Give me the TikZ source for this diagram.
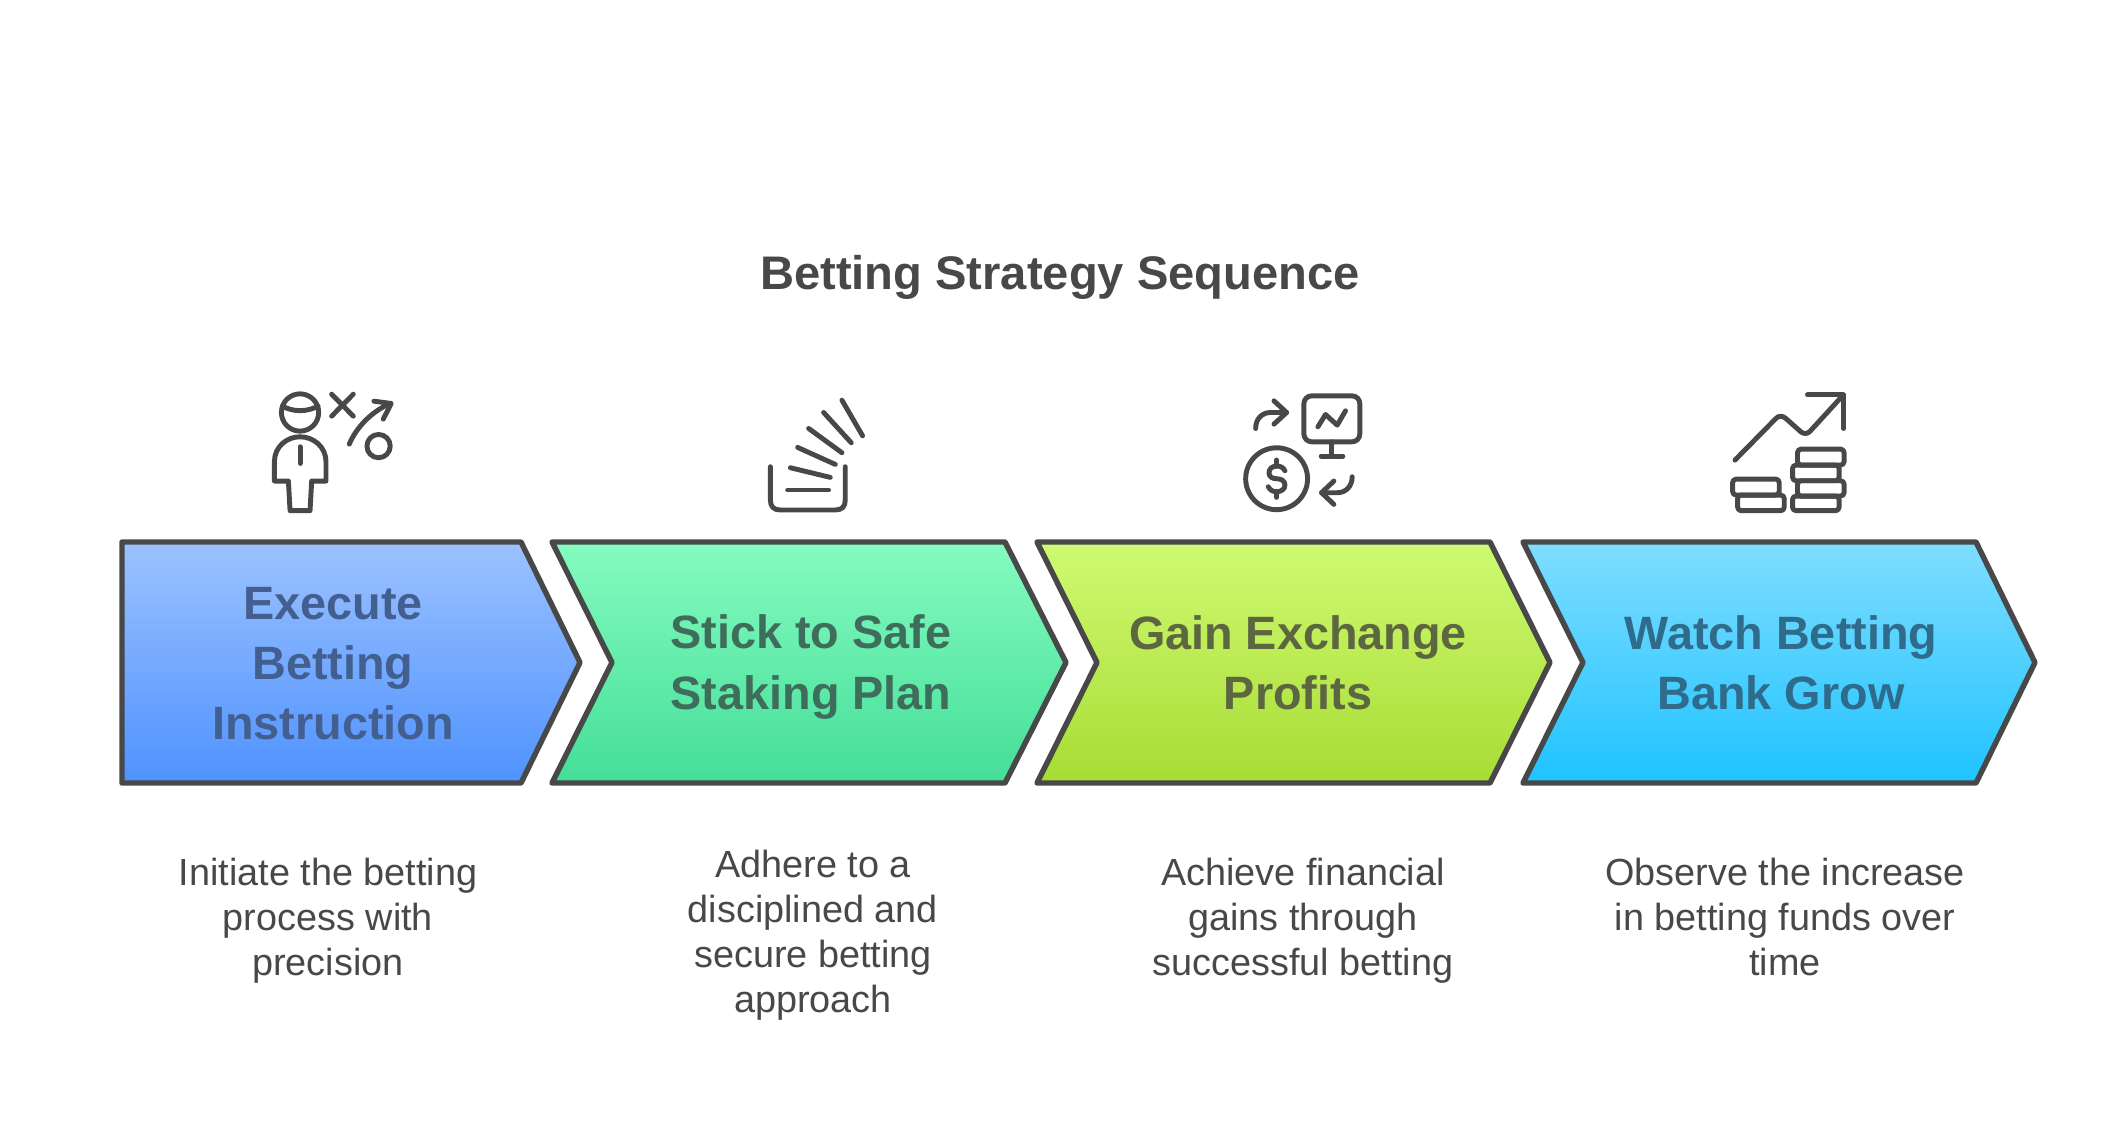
\documentclass[tikz,border=0pt]{standalone}
\usepackage{fontspec}
\setmainfont{Liberation Sans}
\usetikzlibrary{positioning}
\definecolor{strokegray}{RGB}{72,72,72}
\definecolor{bluetop}{RGB}{155,194,255}
\definecolor{bluebot}{RGB}{79,146,255}
\definecolor{greentop}{RGB}{133,251,192}
\definecolor{greenbot}{RGB}{68,222,152}
\definecolor{limetop}{RGB}{207,250,114}
\definecolor{limebot}{RGB}{168,220,52}
\definecolor{skytop}{RGB}{127,221,255}
\definecolor{skybot}{RGB}{31,195,255}
\definecolor{bluetext}{RGB}{67,95,143}
\definecolor{greentext}{RGB}{62,110,91}
\definecolor{limetext}{RGB}{92,102,64}
\definecolor{skytext}{RGB}{47,107,138}
\tikzset{
  iconpen/.style={draw=strokegray, line width=1.4pt, line cap=round, line join=round},
  headtext/.style={font=\bfseries\fontsize{13.3}{17.07}\selectfont, align=center, inner sep=0pt},
  desctext/.style={font=\fontsize{10.75}{12.8}\selectfont, text=strokegray, align=center, inner sep=0pt},
  icon/.style={x=0.003333cm, y=-0.003333cm}
}
\begin{document}
\begin{tikzpicture}[x=0.01cm, y=-0.01cm]
\useasboundingbox (0,0) rectangle (2120,1145);

% Title
\node[font=\bfseries\fontsize{13.4}{17}\selectfont, text=strokegray, inner sep=0pt] (title) at (1060,277) {Betting Strategy Sequence};

% Chevrons
\foreach \lft/\notch/\rgt/\tip/\colr in {122/122/521/580/blue, 552/612/1005/1066/green, 1037/1097/1490/1550/lime, 1523/1583/1976/2035/sky}
    \draw[draw=strokegray, line width=1.55pt, line join=round, top color=\colr top, bottom color=\colr bot]
        (\lft,542) -- (\rgt,542) -- (\tip,662.5) -- (\rgt,783) -- (\lft,783) -- (\notch,662.5) -- cycle;

% Chevron labels
\node[headtext, text=bluetext] (headone) at (333,664) {Execute\\Betting\\Instruction};
\node[headtext, text=greentext] (headtwo) at (811,667) {Stick to Safe\\Staking Plan};
\node[headtext, text=limetext] (headthree) at (1298,663) {Gain Exchange\\Profits};
\node[headtext, text=skytext] (headfour) at (1781,663) {Watch Betting\\Bank Grow};

% Descriptions
\node[desctext] (descone) at (328,921) {Initiate the betting\\process with\\precision};
\node[desctext] (desctwo) at (813,935) {Adhere to a\\disciplined and\\secure betting\\approach};
\node[desctext] (descthree) at (1303,921) {Achieve financial\\gains through\\successful betting};
\node[desctext] (descfour) at (1785,917) {Observe the increase\\in betting funds over\\time};

% Icon 1: person with play
\begin{scope}[xshift=2.4cm, yshift=-3.7cm, icon]
\draw[iconpen] (180,127) circle (56);
\draw[iconpen] (127,108) .. controls (160,126) and (200,126) .. (234,108);
\draw[iconpen] (103,333) -- (103,275) .. controls (103,230) and (140,200) .. (180,200) .. controls (220,200) and (258,230) .. (258,275) -- (258,333) -- (215,333) -- (210,422) -- (150,422) -- (145,333) -- cycle;
\draw[iconpen] (180,230) -- (180,280);
\draw[iconpen] (275,72) -- (340,138);
\draw[iconpen] (340,72) -- (275,138);
\draw[iconpen] (328,222) .. controls (350,170) and (395,125) .. (450,100);
\draw[iconpen] (402,93) -- (454,100) -- (430,147);
\draw[iconpen] (416,228) circle (35);
\end{scope}

% Icon 2: stack in tray
\begin{scope}[xshift=7.4cm, yshift=-3.7cm, icon]
\draw[iconpen] (90,290) -- (90,390) .. controls (90,410) and (100,420) .. (120,420) -- (285,420) .. controls (305,420) and (315,410) .. (315,390) -- (315,290);
\foreach \xa/\ya/\xb/\yb in {142/360/265/360, 150/293/270/322, 172/232/285/283, 205/175/305/248, 250/127/333/218, 305/90/367/197}
    \draw[iconpen] (\xa,\ya) -- (\xb,\yb);
\end{scope}

% Icon 3: monitor and dollar
\begin{scope}[xshift=12.2cm, yshift=-3.8cm, icon]
\draw[iconpen, rounded corners=2.2pt] (250,47) rectangle (418,185);
\draw[iconpen] (334,185) -- (334,228);
\draw[iconpen] (302,228) -- (367,228);
\draw[iconpen] (292,140) -- (315,103) -- (350,135) -- (375,92);
\draw[iconpen] (105,145) .. controls (105,115) and (125,97) .. (150,97) -- (198,97);
\draw[iconpen] (160,62) -- (198,97) -- (160,132);
\draw[iconpen] (168,296) circle (93);
\draw[iconpen] (193,272) .. controls (188,262) and (180,258) .. (168,258) .. controls (155,258) and (145,266) .. (145,278) .. controls (145,290) and (155,296) .. (168,296) .. controls (183,296) and (193,303) .. (193,315) .. controls (193,327) and (183,335) .. (168,335) .. controls (156,335) and (148,330) .. (143,320);
\draw[iconpen] (168,240) -- (168,258);
\draw[iconpen] (168,335) -- (168,352);
\draw[iconpen] (395,290) .. controls (395,320) and (375,338) .. (350,338) -- (303,338);
\draw[iconpen] (340,303) -- (303,338) -- (340,373);
\end{scope}

% Icon 4: coins and rising line
\begin{scope}[xshift=17.1cm, yshift=-3.8cm, icon]
\draw[iconpen] (72,240) -- (195,115) .. controls (203,106) and (215,106) .. (225,115) -- (270,155) .. controls (278,162) and (290,162) .. (298,153) -- (395,47);
\draw[iconpen] (290,44) -- (398,44) -- (398,145);
\foreach \xa/\ya/\xb/\yb in {65/297/205/345, 80/345/220/392, 260/207/400/255, 245/255/385/302, 260/302/400/348, 245/348/385/392}
    \draw[iconpen, rounded corners=1pt] (\xa,\ya) rectangle (\xb,\yb);
\end{scope}
\end{tikzpicture}
\end{document}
···
- **Work instructions**
Reproduce the material word for word. Any pictures should be left out of the copy.

- **Completed task**
Give me the TikZ source for this diagram.
\documentclass[tikz,border=0pt]{standalone}
\usepackage{fontspec}
\setmainfont{Liberation Sans}
\usetikzlibrary{positioning}
\definecolor{strokegray}{RGB}{72,72,72}
\definecolor{bluetop}{RGB}{155,194,255}
\definecolor{bluebot}{RGB}{79,146,255}
\definecolor{greentop}{RGB}{133,251,192}
\definecolor{greenbot}{RGB}{68,222,152}
\definecolor{limetop}{RGB}{207,250,114}
\definecolor{limebot}{RGB}{168,220,52}
\definecolor{skytop}{RGB}{127,221,255}
\definecolor{skybot}{RGB}{31,195,255}
\definecolor{bluetext}{RGB}{67,95,143}
\definecolor{greentext}{RGB}{62,110,91}
\definecolor{limetext}{RGB}{92,102,64}
\definecolor{skytext}{RGB}{47,107,138}
\tikzset{
  iconpen/.style={draw=strokegray, line width=1.4pt, line cap=round, line join=round},
  headtext/.style={font=\bfseries\fontsize{13.3}{17.07}\selectfont, align=center, inner sep=0pt},
  desctext/.style={font=\fontsize{10.75}{12.8}\selectfont, text=strokegray, align=center, inner sep=0pt},
  icon/.style={x=0.003333cm, y=-0.003333cm}
}
\begin{document}
\begin{tikzpicture}[x=0.01cm, y=-0.01cm]
\useasboundingbox (0,0) rectangle (2120,1145);

% Title
\node[font=\bfseries\fontsize{13.4}{17}\selectfont, text=strokegray, inner sep=0pt] (title) at (1060,277) {Betting Strategy Sequence};

% Chevrons
\foreach \lft/\notch/\rgt/\tip/\colr in {122/122/521/580/blue, 552/612/1005/1066/green, 1037/1097/1490/1550/lime, 1523/1583/1976/2035/sky}
    \draw[draw=strokegray, line width=1.55pt, line join=round, top color=\colr top, bottom color=\colr bot]
        (\lft,542) -- (\rgt,542) -- (\tip,662.5) -- (\rgt,783) -- (\lft,783) -- (\notch,662.5) -- cycle;

% Chevron labels
\node[headtext, text=bluetext] (headone) at (333,664) {Execute\\Betting\\Instruction};
\node[headtext, text=greentext] (headtwo) at (811,667) {Stick to Safe\\Staking Plan};
\node[headtext, text=limetext] (headthree) at (1298,663) {Gain Exchange\\Profits};
\node[headtext, text=skytext] (headfour) at (1781,663) {Watch Betting\\Bank Grow};

% Descriptions
\node[desctext] (descone) at (328,921) {Initiate the betting\\process with\\precision};
\node[desctext] (desctwo) at (813,935) {Adhere to a\\disciplined and\\secure betting\\approach};
\node[desctext] (descthree) at (1303,921) {Achieve financial\\gains through\\successful betting};
\node[desctext] (descfour) at (1785,917) {Observe the increase\\in betting funds over\\time};

% Icon 1: person with play
\begin{scope}[xshift=2.4cm, yshift=-3.7cm, icon]
\draw[iconpen] (180,127) circle (56);
\draw[iconpen] (127,108) .. controls (160,126) and (200,126) .. (234,108);
\draw[iconpen] (103,333) -- (103,275) .. controls (103,230) and (140,200) .. (180,200) .. controls (220,200) and (258,230) .. (258,275) -- (258,333) -- (215,333) -- (210,422) -- (150,422) -- (145,333) -- cycle;
\draw[iconpen] (180,230) -- (180,280);
\draw[iconpen] (275,72) -- (340,138);
\draw[iconpen] (340,72) -- (275,138);
\draw[iconpen] (328,222) .. controls (350,170) and (395,125) .. (450,100);
\draw[iconpen] (402,93) -- (454,100) -- (430,147);
\draw[iconpen] (416,228) circle (35);
\end{scope}

% Icon 2: stack in tray
\begin{scope}[xshift=7.4cm, yshift=-3.7cm, icon]
\draw[iconpen] (90,290) -- (90,390) .. controls (90,410) and (100,420) .. (120,420) -- (285,420) .. controls (305,420) and (315,410) .. (315,390) -- (315,290);
\foreach \xa/\ya/\xb/\yb in {142/360/265/360, 150/293/270/322, 172/232/285/283, 205/175/305/248, 250/127/333/218, 305/90/367/197}
    \draw[iconpen] (\xa,\ya) -- (\xb,\yb);
\end{scope}

% Icon 3: monitor and dollar
\begin{scope}[xshift=12.2cm, yshift=-3.8cm, icon]
\draw[iconpen, rounded corners=2.2pt] (250,47) rectangle (418,185);
\draw[iconpen] (334,185) -- (334,228);
\draw[iconpen] (302,228) -- (367,228);
\draw[iconpen] (292,140) -- (315,103) -- (350,135) -- (375,92);
\draw[iconpen] (105,145) .. controls (105,115) and (125,97) .. (150,97) -- (198,97);
\draw[iconpen] (160,62) -- (198,97) -- (160,132);
\draw[iconpen] (168,296) circle (93);
\draw[iconpen] (193,272) .. controls (188,262) and (180,258) .. (168,258) .. controls (155,258) and (145,266) .. (145,278) .. controls (145,290) and (155,296) .. (168,296) .. controls (183,296) and (193,303) .. (193,315) .. controls (193,327) and (183,335) .. (168,335) .. controls (156,335) and (148,330) .. (143,320);
\draw[iconpen] (168,240) -- (168,258);
\draw[iconpen] (168,335) -- (168,352);
\draw[iconpen] (395,290) .. controls (395,320) and (375,338) .. (350,338) -- (303,338);
\draw[iconpen] (340,303) -- (303,338) -- (340,373);
\end{scope}

% Icon 4: coins and rising line
\begin{scope}[xshift=17.1cm, yshift=-3.8cm, icon]
\draw[iconpen] (72,240) -- (195,115) .. controls (203,106) and (215,106) .. (225,115) -- (270,155) .. controls (278,162) and (290,162) .. (298,153) -- (395,47);
\draw[iconpen] (290,44) -- (398,44) -- (398,145);
\foreach \xa/\ya/\xb/\yb in {65/297/205/345, 80/345/220/392, 260/207/400/255, 245/255/385/302, 260/302/400/348, 245/348/385/392}
    \draw[iconpen, rounded corners=1pt] (\xa,\ya) rectangle (\xb,\yb);
\end{scope}
\end{tikzpicture}
\end{document}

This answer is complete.